[start of AVAILABLE DATA]
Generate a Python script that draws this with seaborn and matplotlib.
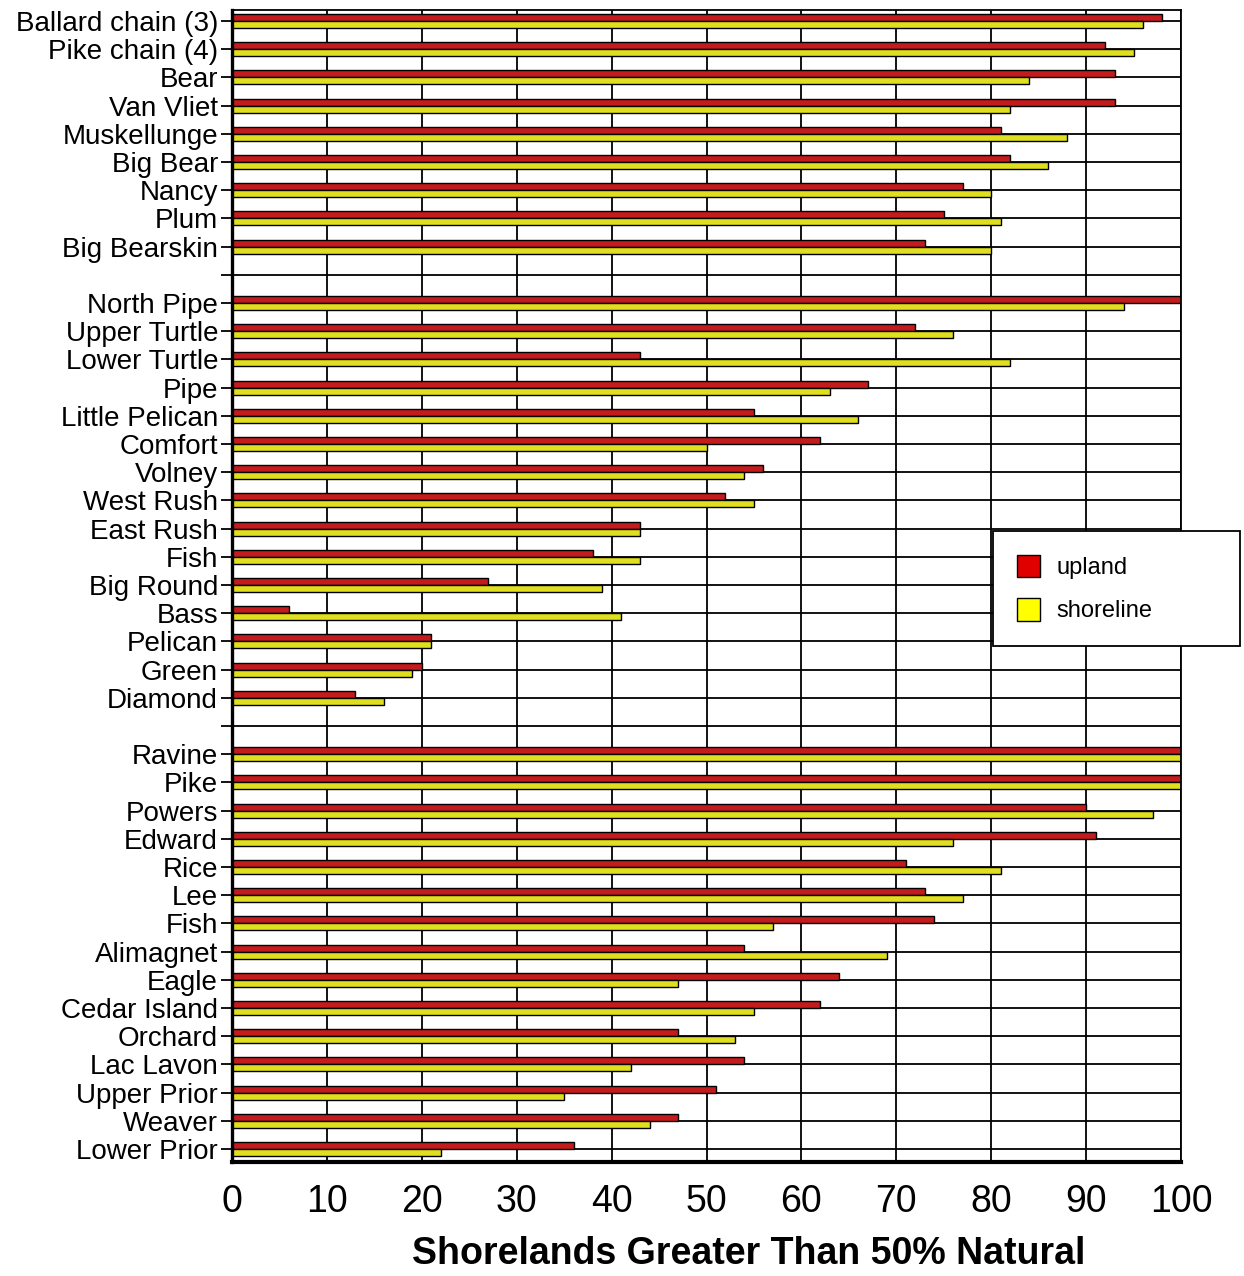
import numpy as np
import pandas as pd
import matplotlib
matplotlib.use('Agg')
import matplotlib.pyplot as plt
import seaborn as sns
from matplotlib.patches import Patch

# lake groups, top to bottom (a blank row separates groups)
group1_lakes = ['Ballard chain (3)', 'Pike chain (4)', 'Bear', 'Van Vliet', 'Muskellunge',
                'Big Bear', 'Nancy', 'Plum', 'Big Bearskin']
group1_upland = [98, 92, 93, 93, 81, 82, 77, 75, 73]
group1_shoreline = [96, 95, 84, 82, 88, 86, 80, 81, 80]

group2_lakes = ['North Pipe', 'Upper Turtle', 'Lower Turtle', 'Pipe', 'Little Pelican',
                'Comfort', 'Volney', 'West Rush', 'East Rush', 'Fish', 'Big Round',
                'Bass', 'Pelican', 'Green', 'Diamond']
group2_upland = [100, 72, 43, 67, 55, 62, 56, 52, 43, 38, 27, 6, 21, 20, 13]
group2_shoreline = [94, 76, 82, 63, 66, 50, 54, 55, 43, 43, 39, 41, 21, 19, 16]

group3_lakes = ['Ravine', 'Pike', 'Powers', 'Edward', 'Rice', 'Lee', 'Fish', 'Alimagnet',
                'Eagle', 'Cedar Island', 'Orchard', 'Lac Lavon', 'Upper Prior',
                'Weaver', 'Lower Prior']
group3_upland = [100, 100, 90, 91, 71, 73, 74, 54, 64, 62, 47, 54, 51, 47, 36]
group3_shoreline = [100, 100, 97, 76, 81, 77, 57, 69, 47, 55, 53, 42, 35, 44, 22]

series_names = ['upland', 'shoreline']
series_colors = ['#e00000', '#ffff00']
x_ticks = list(range(0, 101, 10))
x_title = 'Shorelands Greater Than 50% Natural'

# build rows with blank separators
groups = [(group1_lakes, group1_upland, group1_shoreline),
          (group2_lakes, group2_upland, group2_shoreline),
          (group3_lakes, group3_upland, group3_shoreline)]
row_labels = []
records = []
for g, (lakes, up, sh) in enumerate(groups):
    if g > 0:
        row_labels.append('')
    for name, u, s in zip(lakes, up, sh):
        key = f'r{len(row_labels):02d}'
        row_labels.append(name)
        records.append({'row': key, 'series': 'upland', 'value': u})
        records.append({'row': key, 'series': 'shoreline', 'value': s})
order = [f'r{i:02d}' for i in range(len(row_labels))]
df = pd.DataFrame(records)

sns.set_style('white')
plt.rcParams['font.family'] = ['Liberation Sans', 'DejaVu Sans']
plt.rcParams['text.color'] = 'black'
plt.rcParams['axes.labelcolor'] = 'black'
plt.rcParams['xtick.color'] = 'black'
plt.rcParams['ytick.color'] = 'black'

fig = plt.figure(figsize=(12.44, 12.76), dpi=100)
ax = fig.add_axes([232 / 1244, 1 - 1162 / 1276, (1181 - 232) / 1244, (1162 - 10) / 1276])

sns.barplot(data=df, y='row', x='value', hue='series', order=order,
            hue_order=series_names, palette=series_colors, orient='h',
            width=0.5, edgecolor='black', linewidth=1.0, errorbar=None,
            legend=False, ax=ax)

n = len(row_labels)
ax.set_xlim(0, 100)
ax.set_ylim(40.46, -0.39)
ax.set_yticks(range(n))
ax.set_yticklabels(row_labels, fontsize=20, color='black')
ax.set_xticks(x_ticks)
ax.set_xticklabels([str(t) for t in x_ticks], fontsize=27, color='black')
ax.set_ylabel('')
ax.set_xlabel(x_title, fontsize=27, fontweight='bold', color='black', va='center')
ax.xaxis.set_label_coords(0.5 + 42 / 949, (1162 - 1254) / 1152)

ax.set_axisbelow(True)
ax.grid(True, axis='both', color='black', linewidth=1.3)
ax.tick_params(axis='y', length=8, width=1.3, color='black', pad=2, left=True)
ax.tick_params(axis='x', length=0, pad=16)

for side in ['top', 'right']:
    ax.spines[side].set_visible(True)
    ax.spines[side].set_linewidth(1.3)
    ax.spines[side].set_color('black')
ax.spines['left'].set_linewidth(2.4)
ax.spines['left'].set_color('black')
ax.spines['bottom'].set_linewidth(3.0)
ax.spines['bottom'].set_color('black')

handles = [Patch(facecolor=c, edgecolor='black', linewidth=1.0, label=l)
           for c, l in zip(series_colors, series_names)]
leg_h = 112 / 1276
leg = ax.legend(handles=handles, loc='upper left', mode='expand',
                bbox_to_anchor=(993 / 1244, 1 - 531 / 1276 - leg_h, 247 / 1244, leg_h),
                bbox_transform=fig.transFigure, fontsize=17, frameon=True,
                fancybox=False, framealpha=1, edgecolor='black',
                handlelength=1.0, handleheight=1.1, handletextpad=0.7,
                labelspacing=0.8, borderpad=1.0, borderaxespad=0)
leg.get_frame().set_linewidth(1.3)
leg.set_zorder(10)

fig.savefig('out.png', dpi=100)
[end of AVAILABLE DATA]
● **THE TASK**
Output an exact copy of the material, with the pictures removed.

● **RESPONSE FOR THIS EXERCISE**
Generate a Python script that draws this with seaborn and matplotlib.
import numpy as np
import pandas as pd
import matplotlib
matplotlib.use('Agg')
import matplotlib.pyplot as plt
import seaborn as sns
from matplotlib.patches import Patch

# lake groups, top to bottom (a blank row separates groups)
group1_lakes = ['Ballard chain (3)', 'Pike chain (4)', 'Bear', 'Van Vliet', 'Muskellunge',
                'Big Bear', 'Nancy', 'Plum', 'Big Bearskin']
group1_upland = [98, 92, 93, 93, 81, 82, 77, 75, 73]
group1_shoreline = [96, 95, 84, 82, 88, 86, 80, 81, 80]

group2_lakes = ['North Pipe', 'Upper Turtle', 'Lower Turtle', 'Pipe', 'Little Pelican',
                'Comfort', 'Volney', 'West Rush', 'East Rush', 'Fish', 'Big Round',
                'Bass', 'Pelican', 'Green', 'Diamond']
group2_upland = [100, 72, 43, 67, 55, 62, 56, 52, 43, 38, 27, 6, 21, 20, 13]
group2_shoreline = [94, 76, 82, 63, 66, 50, 54, 55, 43, 43, 39, 41, 21, 19, 16]

group3_lakes = ['Ravine', 'Pike', 'Powers', 'Edward', 'Rice', 'Lee', 'Fish', 'Alimagnet',
                'Eagle', 'Cedar Island', 'Orchard', 'Lac Lavon', 'Upper Prior',
                'Weaver', 'Lower Prior']
group3_upland = [100, 100, 90, 91, 71, 73, 74, 54, 64, 62, 47, 54, 51, 47, 36]
group3_shoreline = [100, 100, 97, 76, 81, 77, 57, 69, 47, 55, 53, 42, 35, 44, 22]

series_names = ['upland', 'shoreline']
series_colors = ['#e00000', '#ffff00']
x_ticks = list(range(0, 101, 10))
x_title = 'Shorelands Greater Than 50% Natural'

# build rows with blank separators
groups = [(group1_lakes, group1_upland, group1_shoreline),
          (group2_lakes, group2_upland, group2_shoreline),
          (group3_lakes, group3_upland, group3_shoreline)]
row_labels = []
records = []
for g, (lakes, up, sh) in enumerate(groups):
    if g > 0:
        row_labels.append('')
    for name, u, s in zip(lakes, up, sh):
        key = f'r{len(row_labels):02d}'
        row_labels.append(name)
        records.append({'row': key, 'series': 'upland', 'value': u})
        records.append({'row': key, 'series': 'shoreline', 'value': s})
order = [f'r{i:02d}' for i in range(len(row_labels))]
df = pd.DataFrame(records)

sns.set_style('white')
plt.rcParams['font.family'] = ['Liberation Sans', 'DejaVu Sans']
plt.rcParams['text.color'] = 'black'
plt.rcParams['axes.labelcolor'] = 'black'
plt.rcParams['xtick.color'] = 'black'
plt.rcParams['ytick.color'] = 'black'

fig = plt.figure(figsize=(12.44, 12.76), dpi=100)
ax = fig.add_axes([232 / 1244, 1 - 1162 / 1276, (1181 - 232) / 1244, (1162 - 10) / 1276])

sns.barplot(data=df, y='row', x='value', hue='series', order=order,
            hue_order=series_names, palette=series_colors, orient='h',
            width=0.5, edgecolor='black', linewidth=1.0, errorbar=None,
            legend=False, ax=ax)

n = len(row_labels)
ax.set_xlim(0, 100)
ax.set_ylim(40.46, -0.39)
ax.set_yticks(range(n))
ax.set_yticklabels(row_labels, fontsize=20, color='black')
ax.set_xticks(x_ticks)
ax.set_xticklabels([str(t) for t in x_ticks], fontsize=27, color='black')
ax.set_ylabel('')
ax.set_xlabel(x_title, fontsize=27, fontweight='bold', color='black', va='center')
ax.xaxis.set_label_coords(0.5 + 42 / 949, (1162 - 1254) / 1152)

ax.set_axisbelow(True)
ax.grid(True, axis='both', color='black', linewidth=1.3)
ax.tick_params(axis='y', length=8, width=1.3, color='black', pad=2, left=True)
ax.tick_params(axis='x', length=0, pad=16)

for side in ['top', 'right']:
    ax.spines[side].set_visible(True)
    ax.spines[side].set_linewidth(1.3)
    ax.spines[side].set_color('black')
ax.spines['left'].set_linewidth(2.4)
ax.spines['left'].set_color('black')
ax.spines['bottom'].set_linewidth(3.0)
ax.spines['bottom'].set_color('black')

handles = [Patch(facecolor=c, edgecolor='black', linewidth=1.0, label=l)
           for c, l in zip(series_colors, series_names)]
leg_h = 112 / 1276
leg = ax.legend(handles=handles, loc='upper left', mode='expand',
                bbox_to_anchor=(993 / 1244, 1 - 531 / 1276 - leg_h, 247 / 1244, leg_h),
                bbox_transform=fig.transFigure, fontsize=17, frameon=True,
                fancybox=False, framealpha=1, edgecolor='black',
                handlelength=1.0, handleheight=1.1, handletextpad=0.7,
                labelspacing=0.8, borderpad=1.0, borderaxespad=0)
leg.get_frame().set_linewidth(1.3)
leg.set_zorder(10)

fig.savefig('out.png', dpi=100)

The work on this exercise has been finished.